On 29 June 2023, the International Commission of Jurists (ICJ) published a follow-up report on the state of freedom of religion in Myanmar since the coup took place on 1 February 2021. Two findings stand out in particular:
[T]he ICJ’s recent findings indicate a concerning rise in the use of religious and sacred sites for military purposes, including as bases, detention centres, interrogation centres, and even as killing fields in certain conflict zones.
In the initial phases of the coup, the military focused on Buddhist clergy believed to be associated with the anti-coup movement or having ties to people’s defence forces. Since 2022, there has been an increasing trend of targeted attacks and arrest of ethnic Christian clergy based on their ethnicity. Documenting the circumstances of imprisoned clergies from various religious communities is becoming increasingly challenging due to the junta’s repression with human rights lawyers being arrested and detained arbitrarily.
World Watch Research analyst Thomas Muller comments: “It does not come as a surprise that specific religions and religious minorities are being targeted by the Tatmadaw – the government’s military arm – in the conflict in the Myanmar. Whereas the first paragraph quoted above indicates an indiscriminate approach against all religions and minorities, the second passage reveals deliberate action by the Tatmadaw focusing on Buddhist and Christian clergy. This does not bode well for the future of the conflict: If the Tatmadaw continues to use religious sentiments to whip up support or to spread an “us-versus-them” attitude, it is very hard to see how such sentiment can be overcome once the civil war is over.”

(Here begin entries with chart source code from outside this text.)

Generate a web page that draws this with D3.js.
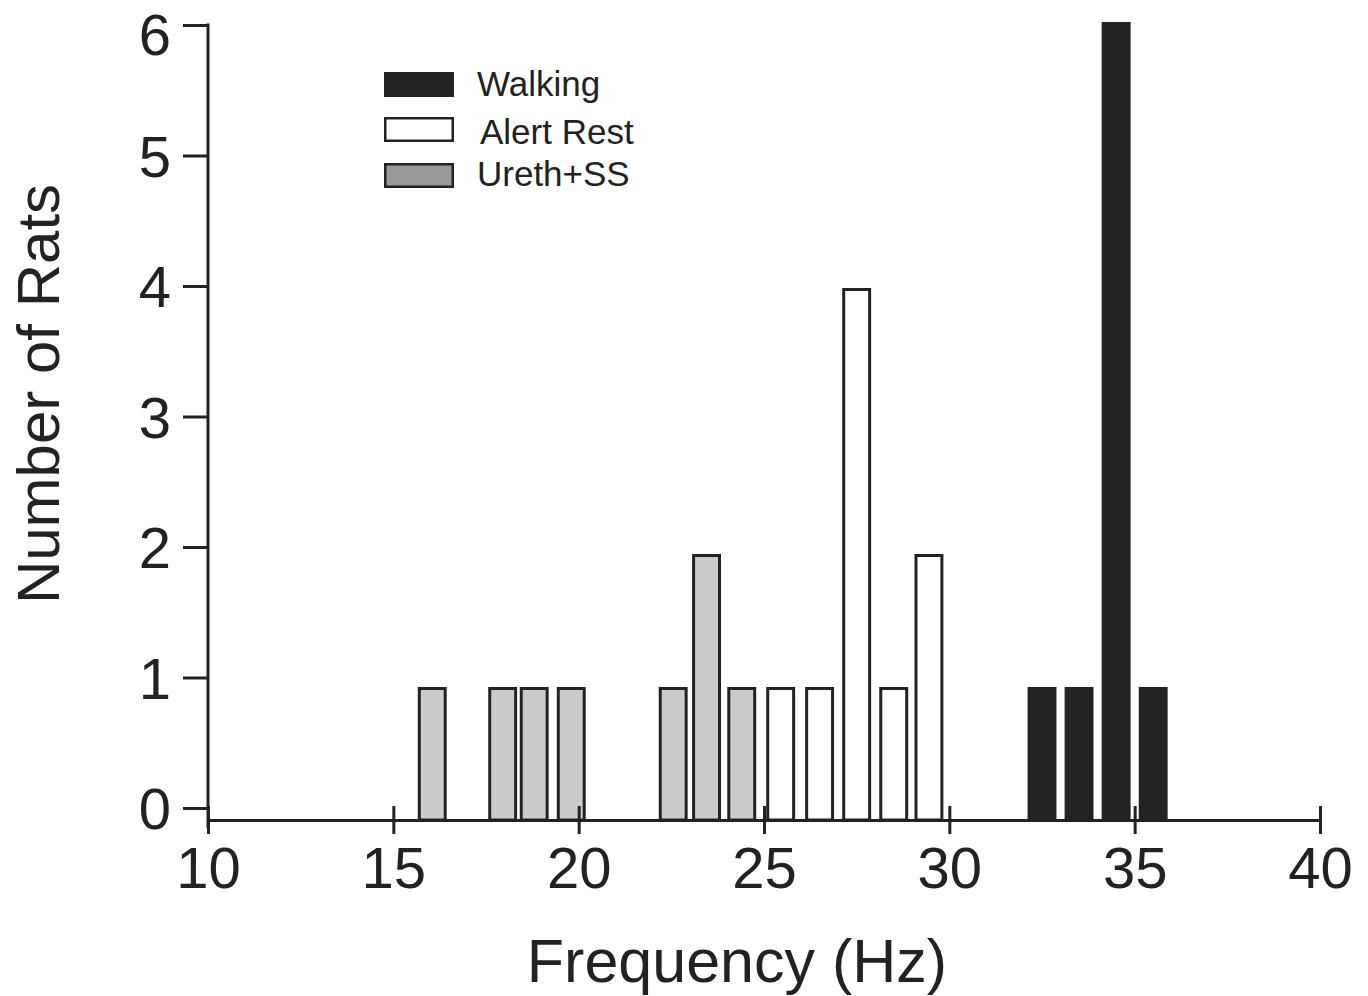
<!DOCTYPE html>
<html>
<head>
<meta charset="utf-8">
<script src="https://cdn.jsdelivr.net/npm/d3@7"></script>
<style>
  body { margin: 0; background: #fff; }
  text { font-family: "Liberation Sans", Arial, sans-serif; fill: #222; }
</style>
</head>
<body>
<div id="vis"></div>
<script>
// histogram of peak frequency per rat, three conditions
const seriesNames = ["Walking", "Alert Rest", "Ureth+SS"];
const walkingHz = [32.5, 33.5, 34.5, 35.5];
const walkingCount = [1, 1, 6, 1];
const alertHz = [25.45, 26.5, 27.5, 28.5, 29.45];
const alertCount = [1, 1, 4, 1, 2];
const urethHz = [16.05, 17.95, 18.8, 19.8, 22.55, 23.45, 24.4];
const urethCount = [1, 1, 1, 1, 1, 2, 1];
const xTicks = [10, 15, 20, 25, 30, 35, 40];
const yTicks = [0, 1, 2, 3, 4, 5, 6];

const width = 1368, height = 996;
const binWidth = 0.78; // Hz

const styles = {
  "Walking": { fill: "#222", stroke: "none", sw: 0 },
  "Alert Rest": { fill: "#fff", stroke: "#222", sw: 3 },
  "Ureth+SS": { fill: "#cbcbcb", stroke: "#222", sw: 3 }
};

var svg = d3.select("#vis").append("svg")
  .attr("width", width)
  .attr("height", height);

var x = d3.scaleLinear().domain([10, 40]).range([208, 1320]);
// tick scale and bar scale are slightly offset in the original figure
var yTick = d3.scaleLinear().domain([0, 6]).range([808, 25]);
var yBar = d3.scaleLinear().domain([0, 6]).range([820, 22]);
const baseY = 820;

// build rows for the bars
var bars = [];
function addSeries(name, hz, counts) {
  hz.forEach(function (h, i) {
    bars.push({ series: name, hz: h, count: counts[i] });
  });
}
addSeries("Ureth+SS", urethHz, urethCount);
addSeries("Alert Rest", alertHz, alertCount);
addSeries("Walking", walkingHz, walkingCount);

svg.append("g").attr("class", "bars")
  .selectAll("rect")
  .data(bars)
  .enter()
  .append("rect")
  .attr("x", function (d) { return x(d.hz - binWidth / 2) + styles[d.series].sw / 2; })
  .attr("width", function (d) { return x(d.hz + binWidth / 2) - x(d.hz - binWidth / 2) - styles[d.series].sw; })
  .attr("y", function (d) { return yBar(d.count) + styles[d.series].sw / 2; })
  .attr("height", function (d) { return baseY - yBar(d.count) - styles[d.series].sw / 2; })
  .attr("fill", function (d) { return styles[d.series].fill; })
  .attr("stroke", function (d) { return styles[d.series].stroke; })
  .attr("stroke-width", function (d) { return styles[d.series].sw; });

// x axis
var gx = svg.append("g")
  .attr("transform", "translate(0," + baseY + ")")
  .call(d3.axisBottom(x).tickValues(xTicks).tickSize(14).tickSizeOuter(0).tickPadding(10));
gx.select(".domain").attr("stroke", "#222").attr("stroke-width", 3);
gx.selectAll(".tick line").attr("y1", -14).attr("stroke", "#222").attr("stroke-width", 3);
gx.selectAll(".tick text")
  .attr("font-family", "Liberation Sans, Arial, sans-serif")
  .attr("font-size", 58)
  .attr("fill", "#222")
  .attr("dy", null)
  .attr("y", 68);

// y axis
var gy = svg.append("g")
  .attr("transform", "translate(" + x(10) + ",0)")
  .call(d3.axisLeft(yTick).tickValues(yTicks).tickSize(25).tickPadding(12).tickFormat(d3.format("d")));
gy.select(".domain").remove();
gy.selectAll(".tick line").attr("stroke", "#222").attr("stroke-width", 3);
gy.selectAll(".tick text")
  .attr("font-family", "Liberation Sans, Arial, sans-serif")
  .attr("font-size", 58)
  .attr("fill", "#222")
  .attr("dy", "0.36em");
// top label sits a little lower so it isn't clipped
gy.selectAll(".tick text").filter(function (d) { return d === 6; }).attr("y", 9);
svg.append("line")
  .attr("x1", x(10)).attr("x2", x(10))
  .attr("y1", yTick(6) - 1.5).attr("y2", baseY + 8)
  .attr("stroke", "#222").attr("stroke-width", 3);

// axis titles
svg.append("text")
  .attr("x", 737)
  .attr("y", 982)
  .attr("text-anchor", "middle")
  .attr("font-size", 61)
  .attr("fill", "#2a2a2a")
  .text("Frequency (Hz)");

svg.append("text")
  .attr("transform", "translate(59,394) rotate(-90)")
  .attr("text-anchor", "middle")
  .attr("font-size", 60)
  .attr("fill", "#2a2a2a")
  .text("Number of Rats");

// legend
const legendY = [72, 117, 163];
const legendText = [96, 144, 186];
const legendFill = { "Walking": "#222", "Alert Rest": "#fff", "Ureth+SS": "#999" };
var legend = svg.append("g").attr("class", "legend");
seriesNames.forEach(function (name, i) {
  var sw = name === "Walking" ? 0 : 2.5;
  legend.append("rect")
    .attr("x", 384 + sw / 2)
    .attr("y", legendY[i] + sw / 2)
    .attr("width", 70 - sw)
    .attr("height", 25 - sw)
    .attr("fill", legendFill[name])
    .attr("stroke", sw ? "#222" : "none")
    .attr("stroke-width", sw);
  legend.append("text")
    .attr("x", name === "Alert Rest" ? 480 : 477)
    .attr("y", legendText[i])
    .attr("font-size", 35)
    .attr("fill", "#333")
    .text(name);
});
</script>
</body>
</html>
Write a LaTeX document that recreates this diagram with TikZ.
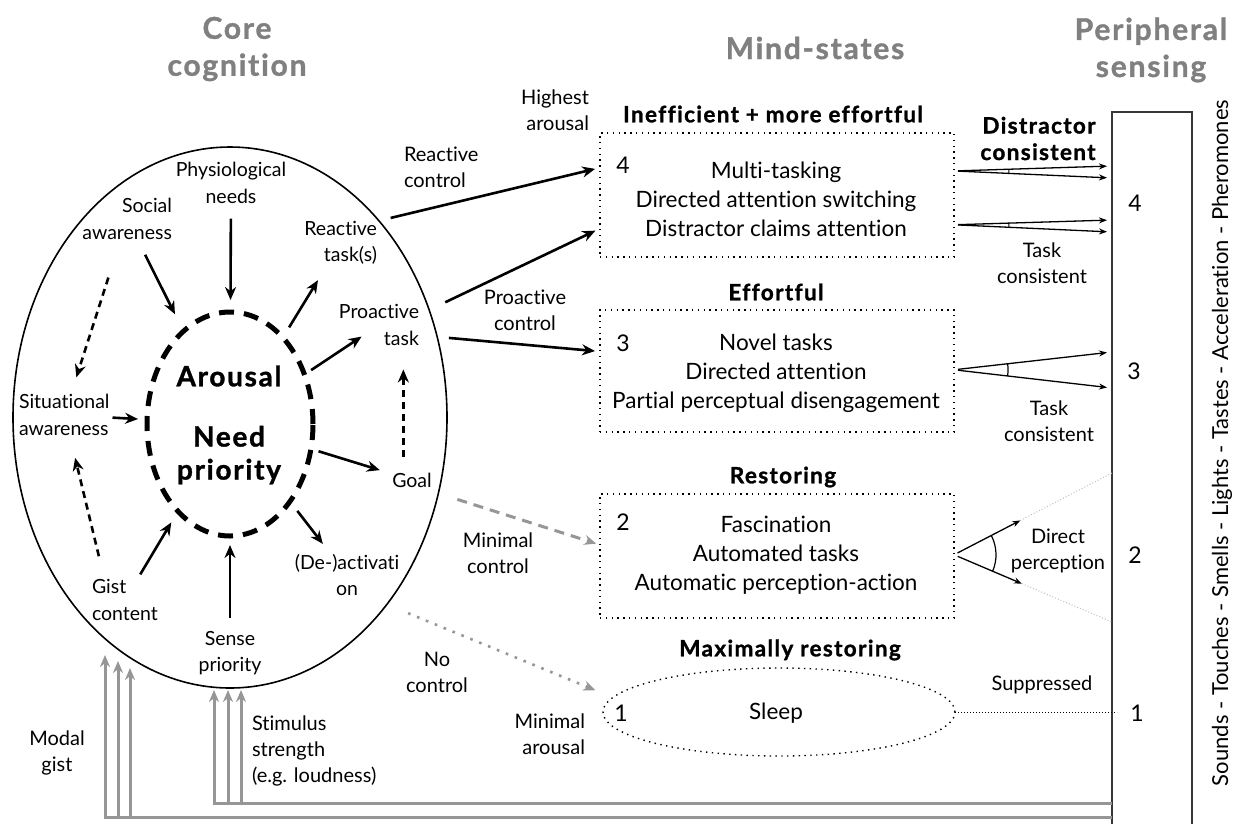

Thomas Muller continues: “Despite the ongoing conflict, the regime is trying to pretend that all is well and allegedly plans for nationwide elections to go ahead in 2024. One prerequisite for such elections is a nationwide census, a task the regime claims to have almost completed, as Radio Free Asia reported on 28 June 2023. Given the challenges the last census posed, which was completed in 2014 when the country was more or less at peace, and given the fact that government control is at least ‘contested’ in half of the country, any census results are unlikely to be credible and may well sow the seed for more discontent and bitterness.”